The Kooks honored their British roots by walking out to the sounds of Helter Skelter by the Beatles.

The stage set up was no frills, simply the musicians and their instruments- which was more than enough to capture the crowd. Ranging from teenagers to middle aged, the attendees were a testament to the band's longevity. The audience were satiated hearing their classic favorites. "Sofa Song" and "She Moves in Her Own Way" were some of the first tracks off the setlist.

Luke Pritchard, frontman and only remaining original member, carried the energy of the show. Pritchard owned the stage with an understated confidence. He humbly thanked the crowd for sticking with them, saying, "We're now on album five. I can't believe it. Everyone said they can't do it." The crowd cheered for the underdog story.

The band continues to sell out venues over a decade after their first hits blew up on the britpop scene.

Pritchard took a break from his irresistible hooks and choruses to reveal a different sound. He admitted "See Me Now" is the only ballad he's ever written. The emotional track was dedicated to Pritchard's father, who died before the musician knew him. The audience swayed respectfully before bursting into applause at the song's conclusion.

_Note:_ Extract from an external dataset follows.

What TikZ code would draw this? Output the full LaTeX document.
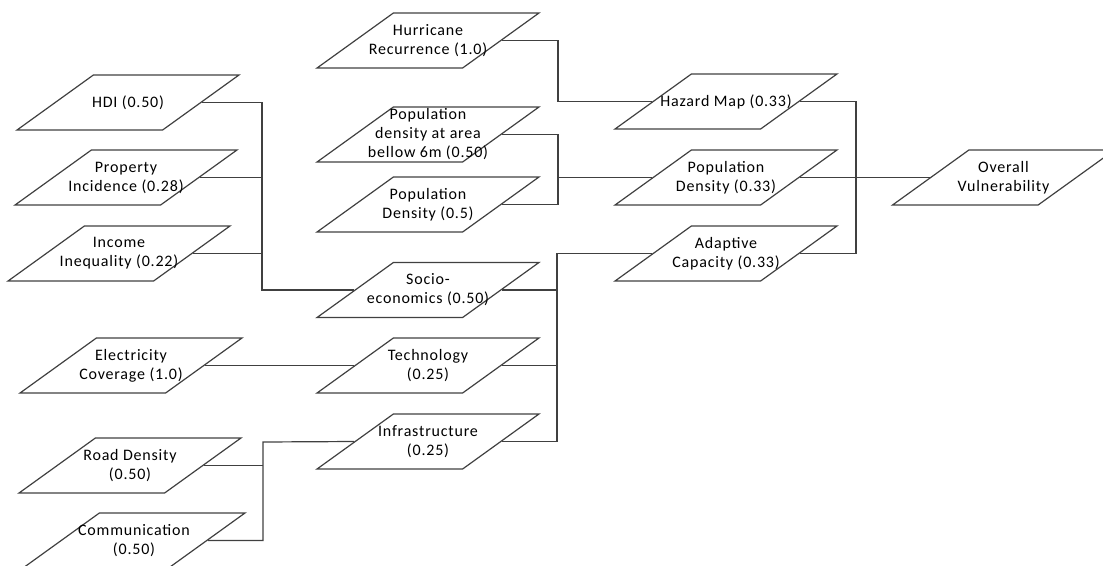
\documentclass[tikz,border=0pt]{standalone}
\usepackage{fontspec}
\setmainfont{Carlito}[LetterSpace=5]
\usetikzlibrary{shapes.geometric}
% a parallelogram box with its caption set on top of it
\newcommand\parabox[3]{%
  \node[para] (#1) at #2 {\phantom{x}};
  \node[lbl] (#1-t) at (#1.center) {#3};}
\begin{document}
\begin{tikzpicture}[x=1pt,y=-1pt,
  para/.style={trapezium, trapezium left angle=45, trapezium right angle=135,
    trapezium stretches=true, minimum width=222pt, minimum height=55pt,
    inner sep=0pt, draw=black!75, line width=1.2pt},
  lbl/.style={align=center, inner sep=0pt, text=black,
    font=\fontsize{16}{19}\selectfont},
  link/.style={draw=black!75, line width=1.2pt}]
\useasboundingbox (0,0) rectangle (1103,565);
\clip (0,0) rectangle (1103,565);

% leaf indicators
\parabox{hdi}{(128,102.5)}{HDI (0.50)}
\parabox{prop}{(126,177.5)}{Property\\Incidence (0.28)}
\parabox{inc}{(119,253.5)}{Income\\Inequality (0.22)}
\parabox{elec}{(131,365.5)}{Electricity\\Coverage (1.0)}
\parabox{road}{(130,465.5)}{Road Density\\(0.50)}
\parabox{comm}{(134,540.5)}{Communication\\(0.50)}

\parabox{hur}{(428,40.5)}{Hurricane\\Recurrence (1.0)}
\parabox{parea}{(428,134.5)}{Population\\density at area\\bellow 6m (0.50)}
\parabox{pdens}{(428,204.5)}{Population\\Density (0.5)}

% sub-indices
\parabox{socio}{(428,290)}{Socio-\\economics (0.50)}
\parabox{tech}{(428,365.5)}{Technology\\(0.25)}
\parabox{infra}{(428,441.5)}{Infrastructure\\(0.25)}

% components
\parabox{haz}{(726,101.5)}{Hazard Map (0.33)}
\parabox{pd33}{(726,177.5)}{Population\\Density (0.33)}
\parabox{adap}{(726,253.5)}{Adaptive\\Capacity (0.33)}

\parabox{over}{(1003.5,177.5)}{Overall\\Vulnerability}

% bus junctions
\coordinate (jse) at (262,290);
\coordinate (jin) at (263,442);
\coordinate (jhz) at (558,101.5);
\coordinate (jpd) at (558,177.5);
\coordinate (jad) at (557,253.5);
\coordinate (jov) at (856,177.5);

% socio-economics
\draw[link] (hdi.right side) -| (jse) -- (socio.left side);
\draw[link] (prop.right side) -- (prop.right side -| jse);
\draw[link] (inc.right side) -- (inc.right side -| jse);

% technology
\draw[link] (elec.right side) -- (tech.left side);

% infrastructure
\draw[link] (comm.right side) -| (jin) -- (infra.left side);
\draw[link] (road.right side) -- (road.right side -| jin);

% hazard
\draw[link] (hur.right side) -| (jhz) -- (haz.left side);

% population density
\draw[link] (parea.right side) -| (pdens.right side -| jpd) -- (pdens.right side);
\draw[link] (jpd) -- (pd33.left side);

% adaptive capacity
\draw[link] (infra.right side) -| (jad) -- (adap.left side);
\draw[link] (socio.right side) -- (socio.right side -| jad);
\draw[link] (tech.right side) -- (tech.right side -| jad);

% overall
\draw[link] (haz.right side) -| (adap.right side -| jov) -- (adap.right side);
\draw[link] (pd33.right side) -- (over.left side);
\end{tikzpicture}
\end{document}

A bashful Pritchard thanked everyone.

Diving back into the upbeat sound The Kooks are known for, Pritchard searched the audience for a Pamela. He playfully called out the imposters before playing his song of the same name. The band ended the night with the throwback hit "Naive." The crowd knew the final track by heart. The nostalgia was palpable, as if the entire theater was transported back to 2006 (when maybe we were all a bit more naive).